The line containing "const colors = ['#435D7E', '#D9BA83', '#841719'];" marks the end: extract everything from the first line of the data through that line, exactly, with no pictures.

[Recorded information]
========================

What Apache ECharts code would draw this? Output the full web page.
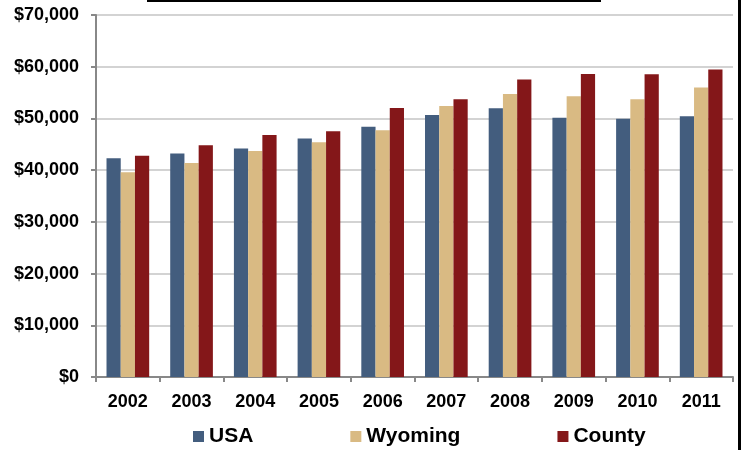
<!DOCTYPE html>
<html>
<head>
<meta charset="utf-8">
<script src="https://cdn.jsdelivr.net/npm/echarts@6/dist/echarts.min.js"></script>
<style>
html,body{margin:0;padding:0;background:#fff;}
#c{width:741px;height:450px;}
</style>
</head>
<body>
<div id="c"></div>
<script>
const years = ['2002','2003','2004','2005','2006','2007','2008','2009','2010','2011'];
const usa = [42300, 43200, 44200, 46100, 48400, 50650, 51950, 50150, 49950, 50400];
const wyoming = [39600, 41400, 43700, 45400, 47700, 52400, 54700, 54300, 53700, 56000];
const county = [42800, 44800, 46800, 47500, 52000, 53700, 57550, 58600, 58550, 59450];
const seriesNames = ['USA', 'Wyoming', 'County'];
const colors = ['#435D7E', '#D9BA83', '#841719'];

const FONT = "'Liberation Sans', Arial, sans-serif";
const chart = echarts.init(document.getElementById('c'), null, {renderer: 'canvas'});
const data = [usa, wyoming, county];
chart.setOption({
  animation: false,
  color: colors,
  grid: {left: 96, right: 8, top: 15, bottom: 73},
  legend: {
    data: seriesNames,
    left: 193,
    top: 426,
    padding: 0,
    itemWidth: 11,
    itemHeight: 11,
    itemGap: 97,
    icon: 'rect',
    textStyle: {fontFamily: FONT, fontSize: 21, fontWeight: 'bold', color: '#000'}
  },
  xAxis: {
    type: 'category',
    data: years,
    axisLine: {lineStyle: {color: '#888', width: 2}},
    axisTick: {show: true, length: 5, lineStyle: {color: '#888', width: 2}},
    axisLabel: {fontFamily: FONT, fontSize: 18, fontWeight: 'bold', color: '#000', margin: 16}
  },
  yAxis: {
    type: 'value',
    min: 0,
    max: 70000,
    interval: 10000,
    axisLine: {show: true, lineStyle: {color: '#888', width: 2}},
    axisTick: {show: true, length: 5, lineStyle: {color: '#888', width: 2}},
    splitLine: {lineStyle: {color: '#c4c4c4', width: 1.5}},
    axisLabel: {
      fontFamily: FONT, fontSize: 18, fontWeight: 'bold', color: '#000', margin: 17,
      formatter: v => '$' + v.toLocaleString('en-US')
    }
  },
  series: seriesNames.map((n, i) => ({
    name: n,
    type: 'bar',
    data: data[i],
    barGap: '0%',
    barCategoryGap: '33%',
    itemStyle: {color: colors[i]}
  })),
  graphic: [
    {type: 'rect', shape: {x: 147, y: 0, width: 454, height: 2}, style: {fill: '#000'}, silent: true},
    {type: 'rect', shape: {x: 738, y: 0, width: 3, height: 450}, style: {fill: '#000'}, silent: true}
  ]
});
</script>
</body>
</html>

========================

[Result]
What Apache ECharts code would draw this? Output the full web page.
<!DOCTYPE html>
<html>
<head>
<meta charset="utf-8">
<script src="https://cdn.jsdelivr.net/npm/echarts@6/dist/echarts.min.js"></script>
<style>
html,body{margin:0;padding:0;background:#fff;}
#c{width:741px;height:450px;}
</style>
</head>
<body>
<div id="c"></div>
<script>
const years = ['2002','2003','2004','2005','2006','2007','2008','2009','2010','2011'];
const usa = [42300, 43200, 44200, 46100, 48400, 50650, 51950, 50150, 49950, 50400];
const wyoming = [39600, 41400, 43700, 45400, 47700, 52400, 54700, 54300, 53700, 56000];
const county = [42800, 44800, 46800, 47500, 52000, 53700, 57550, 58600, 58550, 59450];
const seriesNames = ['USA', 'Wyoming', 'County'];
const colors = ['#435D7E', '#D9BA83', '#841719'];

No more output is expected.